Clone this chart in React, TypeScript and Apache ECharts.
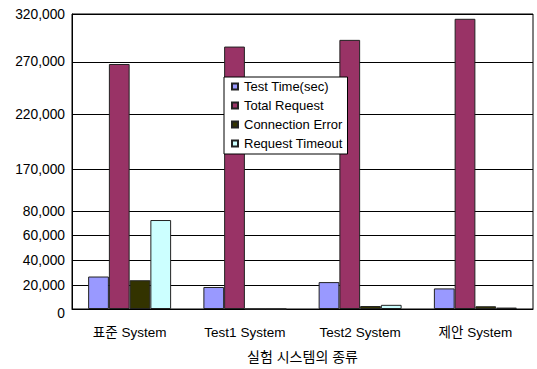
import React, { useEffect, useRef } from "react";
import * as echarts from "echarts";

const categories = ["표준 System", "Test1 System", "Test2 System", "제안 System"];
const seriesNames = ["Test Time(sec)", "Total Request", "Connection Error", "Request Timeout"];
const testTime = [27000, 18500, 22500, 17300];
const totalRequest = [268000, 286000, 293000, 315000];
const connectionError = [24000, 0, 2500, 2300];
const requestTimeout = [73000, 0, 3500, 1200];
const tickValues = [0, 20000, 40000, 60000, 80000, 170000, 220000, 270000, 320000];

// axis layout: where each tick value sits (px above the x axis)
const tickPositions = [0, 24, 49, 74, 98.2, 140.8, 196.5, 249.2, 297.5];
const colors = ["#9999FF", "#993366", "#333300", "#CCFFFF"];

function toPos(v: number): number {
  for (let i = 0; i < tickValues.length - 1; i++) {
    const a = tickValues[i], b = tickValues[i + 1];
    if (v >= a && v <= b) {
      return tickPositions[i] + ((v - a) / (b - a)) * (tickPositions[i + 1] - tickPositions[i]);
    }
  }
  return tickPositions[tickPositions.length - 1];
}

function labelFor(p: number): string {
  for (let i = 0; i < tickPositions.length; i++) {
    if (Math.abs(tickPositions[i] - p) < 0.01) {
      const s = tickValues[i].toLocaleString("en-US");
      return i === 0 ? "{z|" + s + "}" : s;
    }
  }
  return "";
}

export default function App() {
  const ref = useRef<HTMLDivElement>(null);
  useEffect(() => {
    if (!ref.current) return;
    const chart = echarts.init(ref.current, null, { renderer: "svg" });
    const font = "'Liberation Sans', 'Noto Sans CJK KR', sans-serif";
    const all = [testTime, totalRequest, connectionError, requestTimeout];
    chart.setOption({
      animation: false,
      textStyle: { fontFamily: font },
      grid: {
        left: 72,
        right: 4,
        top: 14,
        bottom: 57.5,
        show: true,
        borderColor: "#000",
        borderWidth: 1,
        backgroundColor: "transparent",
      },
      legend: {
        orient: "vertical",
        left: 224,
        top: 77,
        backgroundColor: "#fff",
        borderColor: "#000",
        borderWidth: 1,
        padding: [3, 5, 4, 7],
        itemWidth: 6,
        itemHeight: 6,
        itemGap: 6,
        icon: "rect",
        textStyle: { fontSize: 13, color: "#000", fontFamily: font, padding: [0, 0, 0, 1] },
        data: seriesNames,
      },
      xAxis: {
        type: "category",
        data: categories,
        name: "실험 시스템의 종류",
        nameLocation: "middle",
        nameGap: 41,
        nameTextStyle: { fontSize: 14, color: "#000", fontFamily: font },
        axisLine: { lineStyle: { color: "#000", width: 1 } },
        axisTick: { inside: true, length: 4, lineStyle: { color: "#000" } },
        axisLabel: { fontSize: 13.5, color: "#000", margin: 17, fontFamily: font },
      },
      yAxis: {
        type: "value",
        min: 0,
        max: tickPositions[tickPositions.length - 1],
        axisLine: { show: true, lineStyle: { color: "#000", width: 1 } },
        axisTick: { show: false, customValues: tickPositions },
        axisLabel: {
          customValues: tickPositions,
          fontSize: 13.8,
          color: "#000",
          margin: 7,
          fontFamily: font,
          formatter: (v: number) => labelFor(v),
          rich: { z: { fontSize: 13.8, color: "#000", fontFamily: font, padding: [9, 0, 0, 0] } },
        },
        splitLine: { show: true, lineStyle: { color: "#000", width: 1 } },
      },
      series: seriesNames.map((name, i) => ({
        name,
        type: "bar",
        barGap: "0%",
        barCategoryGap: "28%",
        data: all[i].map((v) => toPos(v)),
        itemStyle: { color: colors[i], borderColor: "#222", borderWidth: 1 },
      })),
    });
    return () => chart.dispose();
  }, []);
  return <div ref={ref} style={{ width: 537, height: 369, position: "absolute", left: 0, top: 0 }} />;
}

#####

- **STATED GOAL**
Leave out any pictures, please, and quote only the lines from the top of the data through the line that contains "import * as".

- **OUTPUT OF THE TASK**
Clone this chart in React, TypeScript and Apache ECharts.
import React, { useEffect, useRef } from "react";
import * as echarts from "echarts";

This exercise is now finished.